# For you XD Lefty's



## BeefyBeefo (Jan 30, 2008)

You guys might know this already, but I figured I'd share this information. I ran into a co-chairman of Springfield Armory while he was towing a Springfield trailer and got to talking to him about how the XD's that I bought came with the right-hand holsters (obviously), and how I wished there was a lefty option. Well, he said to call them and they'll send me a left-handed PADDLE holster (not like the right-hand one that comes with the gun). I just got off the phone with Springfield and that was the easiest phone call of my life. He asked me for the serial #'s off of my 2 XD's and the guy said I should receive TWO left-handed XD Paddle Holsters in 2-3 days!
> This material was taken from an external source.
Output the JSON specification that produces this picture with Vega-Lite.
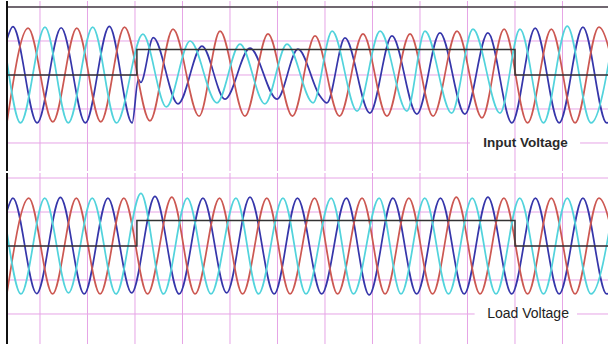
{
  "$schema": "https://vega.github.io/schema/vega-lite/v6.json",
  "padding": 0,
  "spacing": 0,
  "background": "white",
  "config": {
    "view": {"stroke": null}
  },
  "datasets": {
    "vgrid": [{"t":0},{"t":20},{"t":40},{"t":60},{"t":80},{"t":100},{"t":120},{"t":140},{"t":160},{"t":180},{"t":200},{"t":220}],
    "hgrid": [{"v":-200},{"v":-100},{"v":0},{"v":100},{"v":200}],
    "input": [
      {"s":"B","t":-13.9,"v":105},{"s":"B","t":-11.4,"v":142},{"s":"B","t":-1.2,"v":-141},{"s":"B","t":8.9,"v":139},{"s":"B","t":19.1,"v":-141},{"s":"B","t":29.2,"v":143},{"s":"B","t":38.8,"v":-141},{"s":"B","t":41.4,"v":-13},{"s":"B","t":42.4,"v":-22},{"s":"B","t":47.7,"v":110},{"s":"B","t":58.1,"v":-85},{"s":"B","t":68.2,"v":85},{"s":"B","t":77.9,"v":-71},{"s":"B","t":88.4,"v":79},{"s":"B","t":99.8,"v":-71},{"s":"B","t":108.6,"v":76},{"s":"B","t":117.9,"v":-62},{"s":"B","t":120.8,"v":-82},{"s":"B","t":128.4,"v":109},{"s":"B","t":138.9,"v":-112},{"s":"B","t":148.2,"v":115},{"s":"B","t":158.7,"v":-115},{"s":"B","t":168.4,"v":124},{"s":"B","t":178.9,"v":-115},{"s":"B","t":188.6,"v":124},{"s":"B","t":198.7,"v":-141},{"s":"B","t":208.5,"v":138},{"s":"B","t":218.6,"v":-141},{"s":"B","t":228.6,"v":141},{"s":"B","t":238.6,"v":-141},{"s":"B","t":248.6,"v":141},
      {"s":"R","t":-13.9,"v":-139},{"s":"R","t":-5.0,"v":138},{"s":"R","t":5.4,"v":-138},{"s":"R","t":15.5,"v":138},{"s":"R","t":25.6,"v":-138},{"s":"R","t":35.6,"v":141},{"s":"R","t":46.3,"v":-135},{"s":"R","t":56.0,"v":135},{"s":"R","t":67.0,"v":-121},{"s":"R","t":75.8,"v":129},{"s":"R","t":86.3,"v":-121},{"s":"R","t":96.0,"v":121},{"s":"R","t":106.3,"v":-121},{"s":"R","t":115.8,"v":115},{"s":"R","t":126.1,"v":-121},{"s":"R","t":136.0,"v":121},{"s":"R","t":146.1,"v":-121},{"s":"R","t":155.8,"v":121},{"s":"R","t":165.5,"v":-121},{"s":"R","t":175.6,"v":129},{"s":"R","t":186.1,"v":-126},{"s":"R","t":195.4,"v":135},{"s":"R","t":205.3,"v":-141},{"s":"R","t":215.3,"v":135},{"s":"R","t":225.3,"v":-141},{"s":"R","t":235.3,"v":141},{"s":"R","t":245.3,"v":-141},
      {"s":"C","t":-13.9,"v":40},{"s":"C","t":-8.2,"v":-141},{"s":"C","t":2.1,"v":141},{"s":"C","t":11.9,"v":-141},{"s":"C","t":22.2,"v":141},{"s":"C","t":32.2,"v":-141},{"s":"C","t":43.3,"v":120},{"s":"C","t":53.2,"v":-94},{"s":"C","t":63.2,"v":100},{"s":"C","t":74.5,"v":-82},{"s":"C","t":84.2,"v":91},{"s":"C","t":94.7,"v":-85},{"s":"C","t":104.0,"v":91},{"s":"C","t":115.0,"v":-82},{"s":"C","t":123.0,"v":129},{"s":"C","t":133.5,"v":-106},{"s":"C","t":143.2,"v":129},{"s":"C","t":154.5,"v":-106},{"s":"C","t":162.1,"v":129},{"s":"C","t":173.3,"v":-112},{"s":"C","t":182.3,"v":135},{"s":"C","t":193.7,"v":-112},{"s":"C","t":202.1,"v":135},{"s":"C","t":212.0,"v":-141},{"s":"C","t":222.0,"v":144},{"s":"C","t":232.0,"v":-141},{"s":"C","t":242.0,"v":141}
    ],
    "load": [
      {"s":"B","t":-13.9,"v":103},{"s":"B","t":-11.4,"v":141},{"s":"B","t":-1.4,"v":-140},{"s":"B","t":8.6,"v":143},{"s":"B","t":18.6,"v":-141},{"s":"B","t":28.6,"v":141},{"s":"B","t":38.6,"v":-138},{"s":"B","t":48.4,"v":146},{"s":"B","t":58.6,"v":-141},{"s":"B","t":68.6,"v":141},{"s":"B","t":78.6,"v":-138},{"s":"B","t":88.4,"v":144},{"s":"B","t":98.6,"v":-141},{"s":"B","t":108.4,"v":141},{"s":"B","t":118.6,"v":-141},{"s":"B","t":129.0,"v":141},{"s":"B","t":138.6,"v":-144},{"s":"B","t":148.6,"v":141},{"s":"B","t":158.6,"v":-141},{"s":"B","t":168.6,"v":141},{"s":"B","t":178.6,"v":-141},{"s":"B","t":188.6,"v":144},{"s":"B","t":198.6,"v":-141},{"s":"B","t":208.6,"v":141},{"s":"B","t":218.6,"v":-141},{"s":"B","t":228.6,"v":141},{"s":"B","t":238.6,"v":-141},{"s":"B","t":248.6,"v":141},
      {"s":"R","t":-13.9,"v":-139},{"s":"R","t":-4.7,"v":141},{"s":"R","t":5.3,"v":-141},{"s":"R","t":15.3,"v":141},{"s":"R","t":25.3,"v":-141},{"s":"R","t":35.3,"v":141},{"s":"R","t":45.3,"v":-141},{"s":"R","t":55.5,"v":144},{"s":"R","t":65.3,"v":-141},{"s":"R","t":75.6,"v":141},{"s":"R","t":85.3,"v":-141},{"s":"R","t":95.5,"v":141},{"s":"R","t":105.3,"v":-141},{"s":"R","t":115.6,"v":141},{"s":"R","t":125.3,"v":-141},{"s":"R","t":135.6,"v":141},{"s":"R","t":145.3,"v":-141},{"s":"R","t":155.3,"v":141},{"s":"R","t":165.3,"v":-141},{"s":"R","t":175.3,"v":144},{"s":"R","t":185.3,"v":-141},{"s":"R","t":195.3,"v":141},{"s":"R","t":205.3,"v":-141},{"s":"R","t":215.3,"v":141},{"s":"R","t":225.3,"v":-141},{"s":"R","t":235.3,"v":141},{"s":"R","t":245.3,"v":-141},
      {"s":"C","t":-13.9,"v":40},{"s":"C","t":-8.0,"v":-141},{"s":"C","t":2.0,"v":141},{"s":"C","t":12.0,"v":-138},{"s":"C","t":22.0,"v":141},{"s":"C","t":32.0,"v":-141},{"s":"C","t":42.5,"v":155},{"s":"C","t":52.0,"v":-141},{"s":"C","t":62.0,"v":141},{"s":"C","t":72.0,"v":-141},{"s":"C","t":82.5,"v":141},{"s":"C","t":92.0,"v":-141},{"s":"C","t":102.3,"v":141},{"s":"C","t":112.0,"v":-141},{"s":"C","t":122.6,"v":141},{"s":"C","t":132.0,"v":-141},{"s":"C","t":142.8,"v":141},{"s":"C","t":152.0,"v":-141},{"s":"C","t":162.0,"v":141},{"s":"C","t":172.0,"v":-141},{"s":"C","t":182.0,"v":141},{"s":"C","t":192.0,"v":-141},{"s":"C","t":202.0,"v":141},{"s":"C","t":212.0,"v":-141},{"s":"C","t":222.0,"v":141},{"s":"C","t":232.0,"v":-141},{"s":"C","t":242.0,"v":141}
    ],
    "step": [
      {"i":0,"t":-13.9,"v":0},{"i":1,"t":40.8,"v":0},{"i":2,"t":40.8,"v":75},{"i":3,"t":200,"v":75},{"i":4,"t":200,"v":0},{"i":5,"t":240,"v":0}
    ]
  },
  "vconcat": [
    {
      "width": 608,
      "height": 170,
      "layer": [
        {
          "data": {"name": "vgrid"},
          "mark": {"type": "rule", "color": "#e6a4e6", "strokeWidth": 1},
          "encoding": {
            "x": {"field": "t", "type": "quantitative", "scale": {"domain": [-16.842, 239.158], "nice": false, "zero": false}, "axis": null}
          }
        },
        {
          "data": {"name": "hgrid"},
          "mark": {"type": "rule", "color": "#e6a4e6", "strokeWidth": 1},
          "encoding": {
            "x": {"datum": -13.9, "type": "quantitative", "scale": {"domain": [-16.842, 239.158], "nice": false, "zero": false}, "axis": null},
            "x2": {"datum": 239.158},
            "y": {"field": "v", "type": "quantitative", "scale": {"domain": [-282.353, 217.647], "nice": false, "zero": false}, "axis": null}
          }
        },
        {
          "data": {"name": "input"},
          "mark": {"type": "line", "interpolate": "monotone", "strokeWidth": 1.7, "clip": true},
          "encoding": {
            "x": {"field": "t", "type": "quantitative", "scale": {"domain": [-16.842, 239.158], "nice": false, "zero": false}, "axis": null},
            "y": {"field": "v", "type": "quantitative", "scale": {"domain": [-282.353, 217.647], "nice": false, "zero": false}, "axis": null},
            "color": {"field": "s", "type": "nominal", "scale": {"domain": ["C","R","B"], "range": ["#52d3dc","#cc5852","#3636aa"]}, "legend": null}
          }
        },
        {
          "data": {"name": "step"},
          "mark": {"type": "line", "color": "#333333", "strokeWidth": 1.5, "clip": true},
          "encoding": {
            "x": {"field": "t", "type": "quantitative", "scale": {"domain": [-16.842, 239.158], "nice": false, "zero": false}, "axis": null},
            "y": {"field": "v", "type": "quantitative", "scale": {"domain": [-282.353, 217.647], "nice": false, "zero": false}, "axis": null},
            "order": {"field": "i", "type": "quantitative"}
          }
        },
        {
          "data": {"values": [{"t": -13.9, "t2": 239.158, "v": 200}]},
          "mark": {"type": "rule", "color": "#444444", "strokeWidth": 1.5},
          "encoding": {
            "x": {"field": "t", "type": "quantitative", "scale": {"domain": [-16.842, 239.158], "nice": false, "zero": false}, "axis": null},
            "x2": {"field": "t2"},
            "y": {"field": "v", "type": "quantitative", "scale": {"domain": [-282.353, 217.647], "nice": false, "zero": false}, "axis": null}
          }
        },
        {
          "data": {"values": [{"t": -13.9}]},
          "mark": {"type": "rule", "color": "#111111", "strokeWidth": 2},
          "encoding": {
            "x": {"field": "t", "type": "quantitative", "scale": {"domain": [-16.842, 239.158], "nice": false, "zero": false}, "axis": null}
          }
        },
        {
          "data": {"values": [{"t": 181, "t2": 227.4, "v": -200}]},
          "mark": {"type": "rule", "color": "white", "strokeWidth": 4},
          "encoding": {
            "x": {"field": "t", "type": "quantitative", "scale": {"domain": [-16.842, 239.158], "nice": false, "zero": false}, "axis": null},
            "x2": {"field": "t2"},
            "y": {"field": "v", "type": "quantitative", "scale": {"domain": [-282.353, 217.647], "nice": false, "zero": false}, "axis": null}
          }
        },
        {
          "data": {"values": [{"t": 204.4, "v": -200, "label": "Input Voltage"}]},
          "mark": {"type": "text", "font": "Liberation Sans", "fontSize": 13.5, "fontWeight": "bold", "color": "#2a2a2a", "align": "center", "baseline": "middle"},
          "encoding": {
            "x": {"field": "t", "type": "quantitative", "scale": {"domain": [-16.842, 239.158], "nice": false, "zero": false}, "axis": null},
            "y": {"field": "v", "type": "quantitative", "scale": {"domain": [-282.353, 217.647], "nice": false, "zero": false}, "axis": null},
            "text": {"field": "label"}
          }
        }
      ]
    },
    {
      "width": 608,
      "height": 174,
      "layer": [
        {
          "data": {"name": "vgrid"},
          "mark": {"type": "rule", "color": "#e6a4e6", "strokeWidth": 1},
          "encoding": {
            "x": {"field": "t", "type": "quantitative", "scale": {"domain": [-16.842, 239.158], "nice": false, "zero": false}, "axis": null}
          }
        },
        {
          "data": {"name": "hgrid"},
          "mark": {"type": "rule", "color": "#e6a4e6", "strokeWidth": 1},
          "encoding": {
            "x": {"datum": -13.9, "type": "quantitative", "scale": {"domain": [-16.842, 239.158], "nice": false, "zero": false}, "axis": null},
            "x2": {"datum": 239.158},
            "y": {"field": "v", "type": "quantitative", "scale": {"domain": [-297.059, 214.706], "nice": false, "zero": false}, "axis": null}
          }
        },
        {
          "data": {"name": "load"},
          "mark": {"type": "line", "interpolate": "monotone", "strokeWidth": 1.7, "clip": true},
          "encoding": {
            "x": {"field": "t", "type": "quantitative", "scale": {"domain": [-16.842, 239.158], "nice": false, "zero": false}, "axis": null},
            "y": {"field": "v", "type": "quantitative", "scale": {"domain": [-297.059, 214.706], "nice": false, "zero": false}, "axis": null},
            "color": {"field": "s", "type": "nominal", "scale": {"domain": ["C","R","B"], "range": ["#52d3dc","#cc5852","#3636aa"]}, "legend": null}
          }
        },
        {
          "data": {"name": "step"},
          "mark": {"type": "line", "color": "#333333", "strokeWidth": 1.5, "clip": true},
          "encoding": {
            "x": {"field": "t", "type": "quantitative", "scale": {"domain": [-16.842, 239.158], "nice": false, "zero": false}, "axis": null},
            "y": {"field": "v", "type": "quantitative", "scale": {"domain": [-297.059, 214.706], "nice": false, "zero": false}, "axis": null},
            "order": {"field": "i", "type": "quantitative"}
          }
        },
        {
          "data": {"values": [{"t": -13.9}]},
          "mark": {"type": "rule", "color": "#111111", "strokeWidth": 2},
          "encoding": {
            "x": {"field": "t", "type": "quantitative", "scale": {"domain": [-16.842, 239.158], "nice": false, "zero": false}, "axis": null}
          }
        },
        {
          "data": {"values": [{"t": 183, "t2": 226.1, "v": -200}]},
          "mark": {"type": "rule", "color": "white", "strokeWidth": 4},
          "encoding": {
            "x": {"field": "t", "type": "quantitative", "scale": {"domain": [-16.842, 239.158], "nice": false, "zero": false}, "axis": null},
            "x2": {"field": "t2"},
            "y": {"field": "v", "type": "quantitative", "scale": {"domain": [-297.059, 214.706], "nice": false, "zero": false}, "axis": null}
          }
        },
        {
          "data": {"values": [{"t": 205.5, "v": -200, "label": "Load Voltage"}]},
          "mark": {"type": "text", "font": "Liberation Sans", "fontSize": 14, "fontWeight": "normal", "color": "#222222", "align": "center", "baseline": "middle"},
          "encoding": {
            "x": {"field": "t", "type": "quantitative", "scale": {"domain": [-16.842, 239.158], "nice": false, "zero": false}, "axis": null},
            "y": {"field": "v", "type": "quantitative", "scale": {"domain": [-297.059, 214.706], "nice": false, "zero": false}, "axis": null},
            "text": {"field": "label"}
          }
        }
      ]
    }
  ]
}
I will most likely just use these as range holsters since I have a Galco Matrix, but this is great customer service on their part and I just thought I would share. :smt1099

-Jeff-

Edit: Forgot to add, check out the Handgun Classifieds section for those who own a XD9SC


----------



## propellerhead (May 19, 2006)

Nice! Are you on XDTalk? Did you post this on there? If not, I'll cut/paste it.


----------



## BeefyBeefo (Jan 30, 2008)

I just posted it over there. 

-Jeff-


----------



## themayer78 (Jan 23, 2008)

Beefy, I'm not a lefty but I expected something like this..









:mrgreen:


----------



## propellerhead (May 19, 2006)

BeefyBeefo said:


> I just posted it over there.
> 
> -Jeff-


I saw that. It's getting good response too.


----------



## BeefyBeefo (Jan 30, 2008)

propellerhead said:


> I saw that. It's getting good response too.


Yea, and like I said over there, I assumed it was going to be well-known already. But, it seems like it's helping out a lot of lefty's over there  Just glad I could help. :smt023

-Jeff-


----------